# Emptying the water bottle



## irulan (Oct 3, 2015)

I have 2 mice. We caught them as babies in the kitchen and have kept them as pet (separate as I do know what they are). They've always been very active and inquisitive and enjoy the variation in food and play things I give them.

The oldest one ( I can't seem to find when we caught her but I think she must be over 3 now) is suddenly emptying her whole waterbottle at least twice a day. She sits there and fiddles with the ball until it's empty. You can imagine what kind of mess that makes inside the cage. I keep refilling it and she keeps emptying it. She eats like normal, still behaves normally too (aside from this). I gave her a second bowl of water in case she had trouble drinking and that's why she did it, but it doesn't stop her.

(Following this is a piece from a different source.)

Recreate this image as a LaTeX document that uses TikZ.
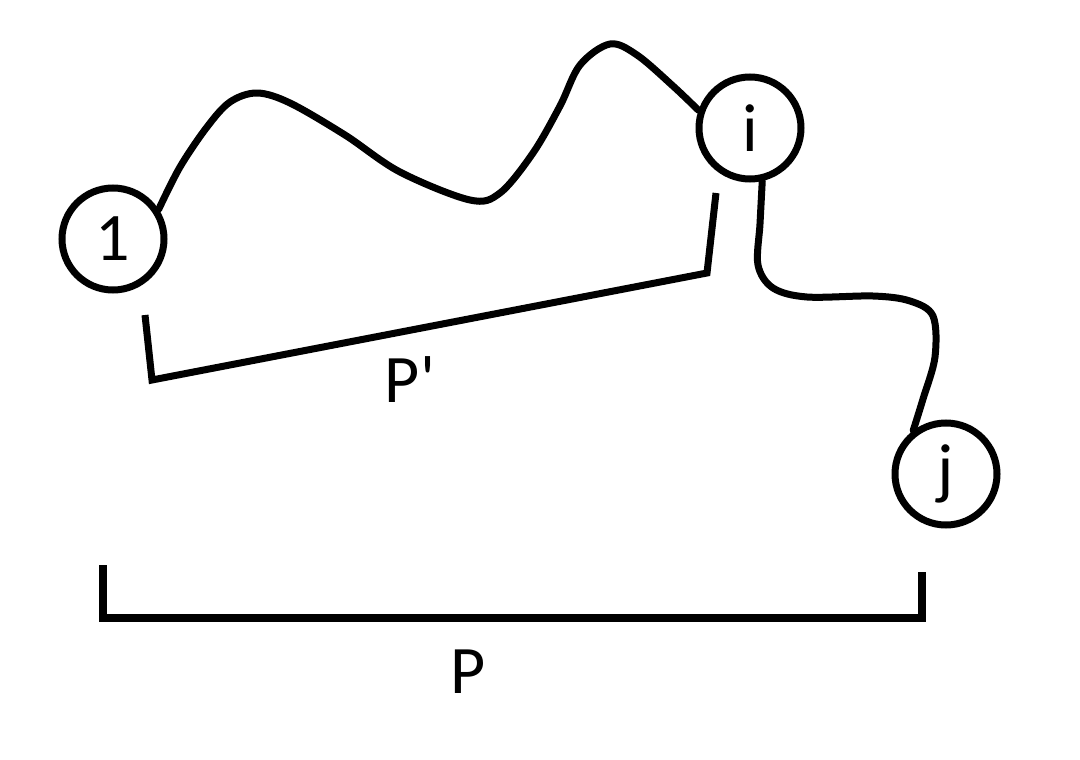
\documentclass[tikz,border=0pt]{standalone}
\usepackage{fontspec}
\setmainfont{Carlito}
\tikzset{
  vtx/.style={circle, draw, line width=7pt, minimum size=102pt, inner sep=0pt, font=\fontsize{68}{80}\selectfont},
  wire/.style={line width=7pt, line cap=round, line join=round},
  brk/.style={line width=7pt, line join=miter},
  lab/.style={anchor=base, inner sep=0pt, font=\fontsize{68}{80}\selectfont}
}
\begin{document}
\begin{tikzpicture}[x=1pt, y=-1pt]
\useasboundingbox (0,0) rectangle (1080,760);
\node[vtx] (n1) at (113,239) {1};
\node[vtx] (ni) at (750,128) {i};
\node[vtx] (nj) at (946,474) {j};
% path 1 -> i
\draw[wire] plot[smooth, tension=0.55] coordinates {(n1.33) (180,167) (207,127) (230,102) (257,93) (290,103) (345,135) (400,172) (470,200) (500,193) (533,153) (560,106) (580,65) (610,44) (637,55) (673,86) (ni.161)};
% path i -> j
\draw[wire] plot[smooth, tension=0.55] coordinates {(ni.-77) (760,224) (758,265) (773,288) (807,297) (873,296) (910,301) (933,316) (935,357) (923,399) (nj.127)};
% bracket P'
\coordinate (pa) at (145,315);
\coordinate (pb) at (152,380);
\coordinate (pc) at (707,273);
\coordinate (pd) at (716,193);
\draw[brk] (pa) -- (pb) -- (pc) -- (pd);
\node[lab] (lp1) at (410,402) {P\textquotesingle};
% bracket P
\coordinate (qa) at (103,565);
\coordinate (qb) at (103,618);
\coordinate (qc) at (922,618);
\coordinate (qd) at (922,572);
\draw[brk, line width=8pt] (qa) -- (qb) -- (qc) -- (qd);
\node[lab] (lp) at (468,693) {P};
\end{tikzpicture}
\end{document}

She has never wanted to become handtame so we try to avoid giving her too much stress. Cleaning out her cage almost daily is stressing her out, but I don't want her to sit in a soaked cage either.

What can I do?


----------



## SarahC (Oct 3, 2008)

either put a waterproof container under the bottle or use a water bowl instead.Water bowls get filled with shavings but as long as it's re filled once every 24 hrs they will be fine.Filling water bowls more than that also leads to wet cages.Alternatively you can just feed wet food and offer no water.Obviously wet food needs removing regularly for hygiene reasons.


----------



## irulan (Oct 3, 2015)

Yea I will have to do that.

Wondering why she is doing it though. Her situation has not changed, no sudden food or environment changes either. Could it just be old age?


----------